Niemann rode the wave when interest ran high for 16-inch softball in the area. In the suburbs, the sport’s epicenters were Berwyn’s Janura Park and Cicero’s Clyde and Hawthorne park districts. The Chicago Sun-Times’ Dan Cahill covered the 16-inch softball beat. Noted restaurateur Rich Melman backed a pro league whose games were televised on Sportschannel. Larry Randa and Ron Kubicki headed up The LIFE Newspapers Area Classic. Teams from the western suburbs craved the gobs of attention heaped upon by the Randa-family owned publication.
The Rockers won the last LIFE Newspapers Area Classic in 1993 and captured the fabled Forest Park “No-Gloves” National title in 1998 by defeating Melman’s Lettuce, considered to be the Yankees of 16-inch softball.
“Lookig back at it, we were pretty good in the 1990s,” Niemann recalled. “The Titans and the Blues – what a tremendous rivalry. The Suburban LIFE had a great tournament. We won Forest Park in ’98 by beating Lettuce – they had everybody. We finished in the top four at (the ASA) Majors Nationals four times.”
Niemann truly was a convert from baseball to 16-inch softball.
“I played semi-pro baseball in summer leagues around Chicago,” Niemann said. “The games took so long.
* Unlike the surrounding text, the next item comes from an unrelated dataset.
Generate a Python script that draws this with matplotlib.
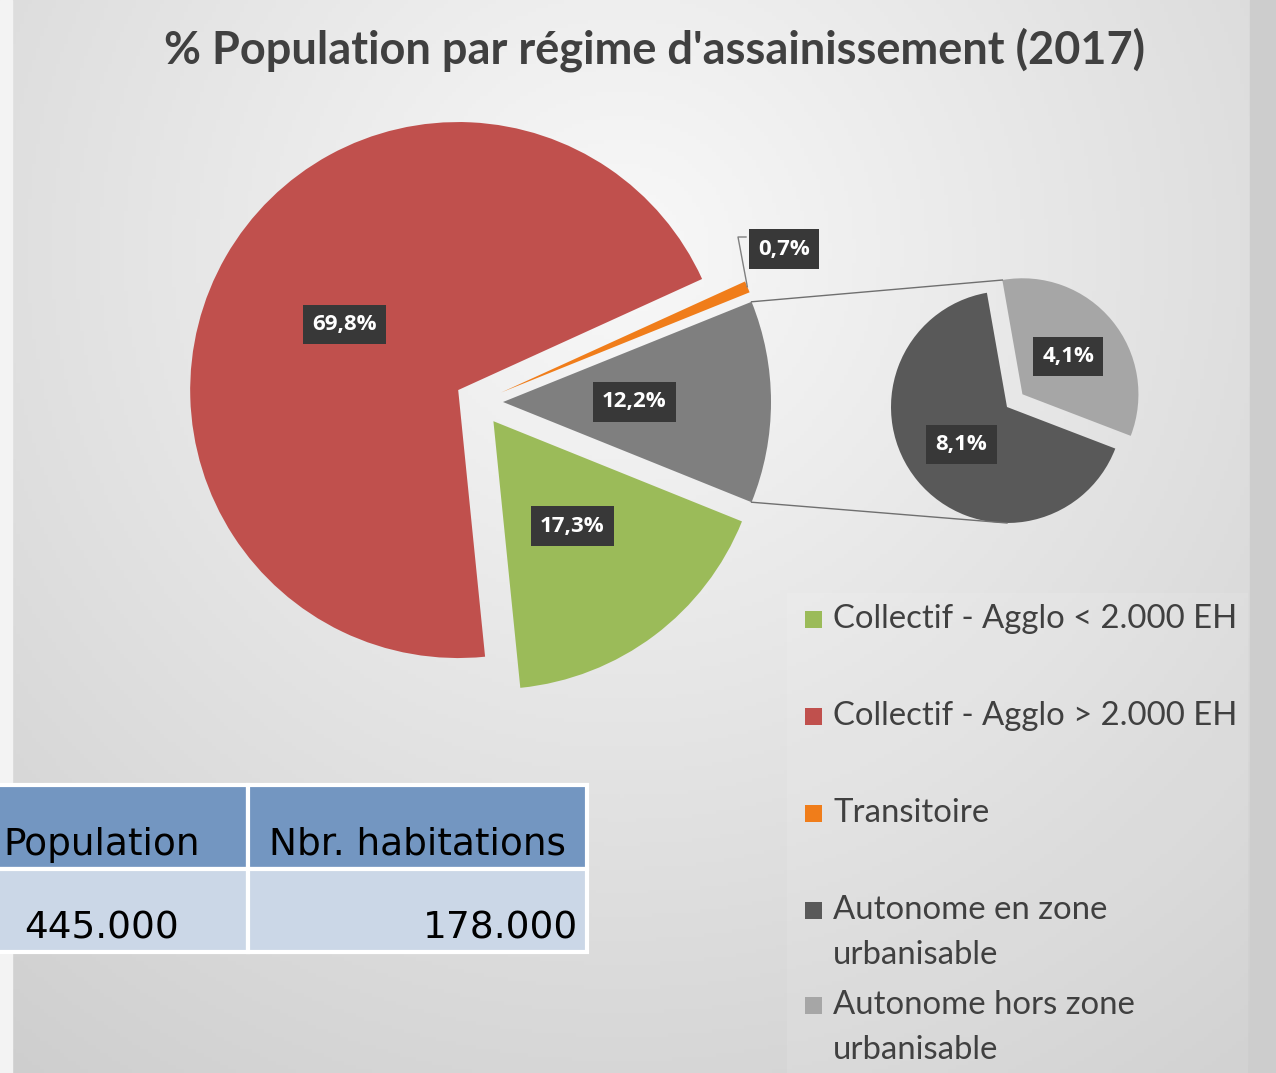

What I like about 16-inch softball is that you can play a game in an hour. There’s a lot of excitement in that hour. I loved the excitement of the 16-inch game and all the nuances that went along with it.
“You could play three games in a night by jumping around from park to park. It takes a tremendous amount of skill to play at a high level. It’s not just a bunch of fat guys playing the game.”
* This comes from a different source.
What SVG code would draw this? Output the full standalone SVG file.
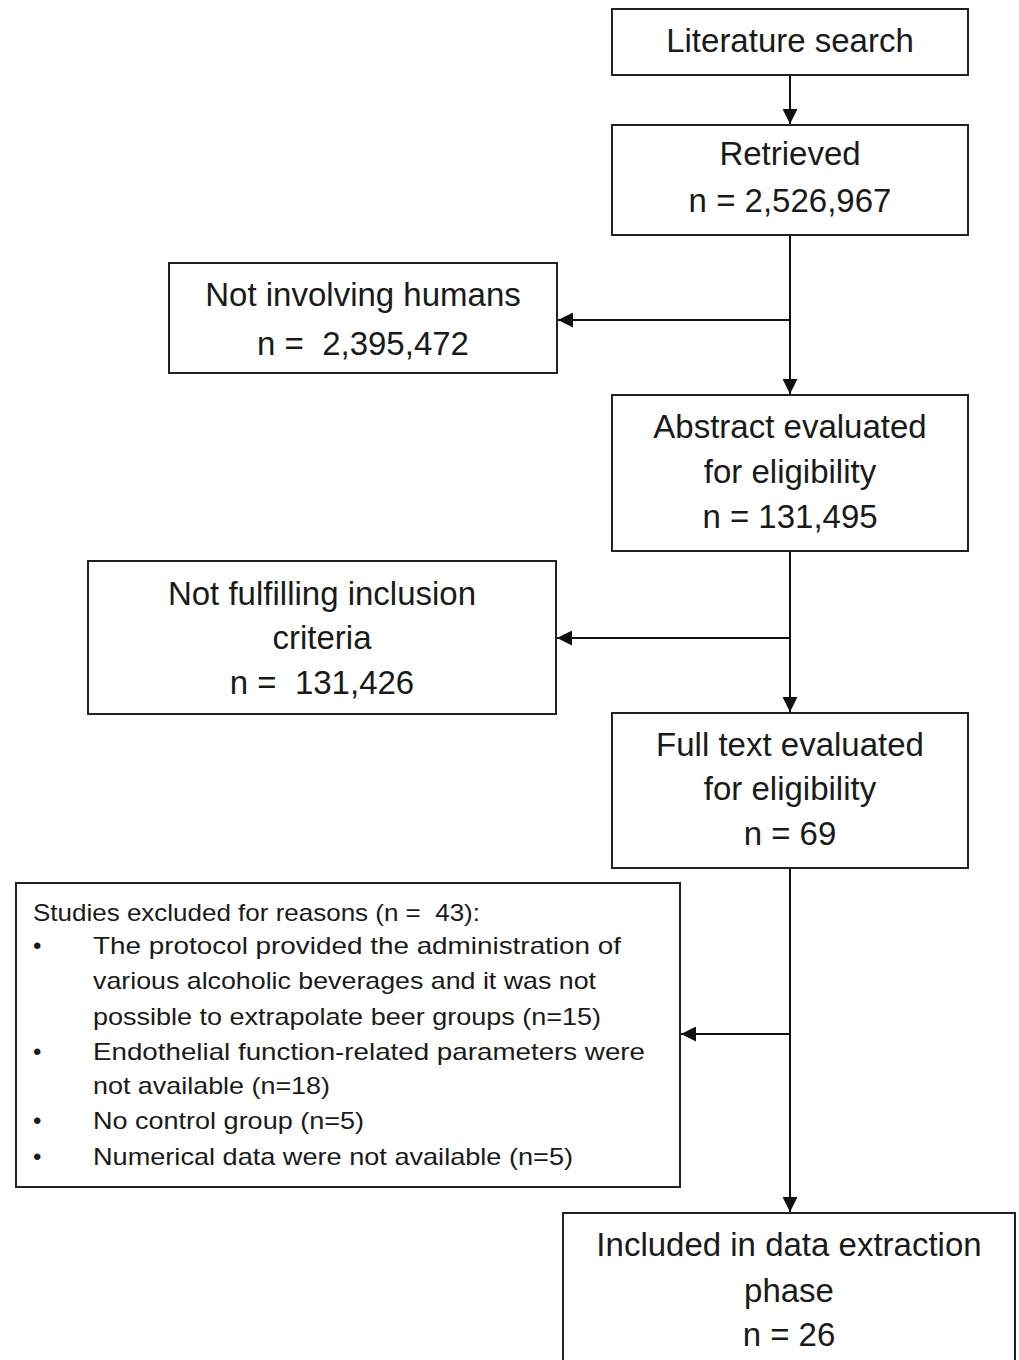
<svg xmlns="http://www.w3.org/2000/svg" width="1019" height="1360" viewBox="0 0 1019 1360">
  <defs>
    <marker id="arrow" viewBox="0 0 10 10" refX="10" refY="5" markerWidth="15" markerHeight="15" markerUnits="userSpaceOnUse" orient="auto">
      <path d="M0,0 L10,5 L0,10 z" fill="#111"/>
    </marker>
    <style>
      .box { fill: #fff; stroke: #222; stroke-width: 2; }
      .t { font-family: "Liberation Sans", Arial, sans-serif; font-size: 33px; fill: #1a1a1a; text-anchor: middle; }
      .s { font-family: "Liberation Sans", Arial, sans-serif; font-size: 24px; fill: #1a1a1a; }
      .conn { stroke: #111; stroke-width: 2; fill: none; }
    </style>
  </defs>
  <rect width="1019" height="1360" fill="#fff"/>

  <g id="connectors">
    <line class="conn" x1="790" y1="75" x2="790" y2="124" marker-end="url(#arrow)"/>
    <line class="conn" x1="790" y1="235" x2="790" y2="394" marker-end="url(#arrow)"/>
    <line class="conn" x1="790" y1="320" x2="558" y2="320" marker-end="url(#arrow)"/>
    <line class="conn" x1="790" y1="551" x2="790" y2="712" marker-end="url(#arrow)"/>
    <line class="conn" x1="790" y1="638" x2="557" y2="638" marker-end="url(#arrow)"/>
    <line class="conn" x1="790" y1="868" x2="790" y2="1212" marker-end="url(#arrow)"/>
    <line class="conn" x1="790" y1="1034" x2="681" y2="1034" marker-end="url(#arrow)"/>
  </g>

  <g id="literature-search">
    <rect class="box" x="612" y="9" width="356" height="66"/>
    <text class="t" x="790" y="52">Literature search</text>
  </g>

  <g id="retrieved">
    <rect class="box" x="612" y="125" width="356" height="110"/>
    <text class="t" x="790" y="165">Retrieved</text>
    <text class="t" x="790" y="212">n = 2,526,967</text>
  </g>

  <g id="not-involving-humans">
    <rect class="box" x="169" y="263" width="388" height="110"/>
    <text class="t" x="363" y="306">Not involving humans</text>
    <text class="t" x="363" y="355" xml:space="preserve">n =  2,395,472</text>
  </g>

  <g id="abstract-evaluated">
    <rect class="box" x="612" y="395" width="356" height="156"/>
    <text class="t" x="790" y="438">Abstract evaluated</text>
    <text class="t" x="790" y="483">for eligibility</text>
    <text class="t" x="790" y="528">n = 131,495</text>
  </g>

  <g id="not-fulfilling">
    <rect class="box" x="88" y="561" width="468" height="153"/>
    <text class="t" x="322" y="605">Not fulfilling inclusion</text>
    <text class="t" x="322" y="649">criteria</text>
    <text class="t" x="322" y="694" xml:space="preserve">n =  131,426</text>
  </g>

  <g id="full-text-evaluated">
    <rect class="box" x="612" y="713" width="356" height="155"/>
    <text class="t" x="790" y="756">Full text evaluated</text>
    <text class="t" x="790" y="800">for eligibility</text>
    <text class="t" x="790" y="845">n = 69</text>
  </g>

  <g id="studies-excluded">
    <rect class="box" x="16" y="883" width="664" height="304"/>
    <text class="s" x="33" y="921" textLength="447" lengthAdjust="spacingAndGlyphs" xml:space="preserve">Studies excluded for reasons (n =  43):</text>
    <text class="s" x="33" y="954">•</text>
    <text class="s" x="93" y="954" textLength="528" lengthAdjust="spacingAndGlyphs">The protocol provided the administration of</text>
    <text class="s" x="93" y="989" textLength="503" lengthAdjust="spacingAndGlyphs">various alcoholic beverages and it was not</text>
    <text class="s" x="93" y="1025" textLength="508" lengthAdjust="spacingAndGlyphs">possible to extrapolate beer groups (n=15)</text>
    <text class="s" x="33" y="1060">•</text>
    <text class="s" x="93" y="1060" textLength="552" lengthAdjust="spacingAndGlyphs">Endothelial function-related parameters were</text>
    <text class="s" x="93" y="1094" textLength="237" lengthAdjust="spacingAndGlyphs">not available (n=18)</text>
    <text class="s" x="33" y="1129">•</text>
    <text class="s" x="93" y="1129" textLength="271" lengthAdjust="spacingAndGlyphs">No control group (n=5)</text>
    <text class="s" x="33" y="1165">•</text>
    <text class="s" x="93" y="1165" textLength="480" lengthAdjust="spacingAndGlyphs">Numerical data were not available (n=5)</text>
  </g>

  <g id="included">
    <rect class="box" x="563" y="1213" width="452" height="160"/>
    <text class="t" x="789" y="1256">Included in data extraction</text>
    <text class="t" x="789" y="1302">phase</text>
    <text class="t" x="789" y="1346">n = 26</text>
  </g>
</svg>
After Niemann’s association as a player-manager with the Rockers ended in 1999, he was briefly was part of two other teams before being inducted into the Chicago 16” Softball Hall of Fame in 2009 for his contributions as a manager.
“One of my greatest memories was introducing so many young players to the game of softball,” Niemann said.
Niemann and his wife, Laura, live in Willowbrook and will be celebrating their 35th wedding anniversary this year. Their family of one in Cicero grew to five. His four daughters – April, Carissa, Lanette and Olivia – all are teachers. His youngest, Lane Jr., entered his freshman year in college at Baldwin-Wallace in Ohio. He’ll play baseball and study business.
April and Carissa were state champions in badminton at Hinsdale South, while Lanette was a state placer.
“I owe a lot to Morton College,” Niemann said. “Everything started for me at Morton College. It guided my entire life and led me to where I am today. It gives me great pleasure to have come back and taught me at Morton College. I know that the college has opened doors for many students.”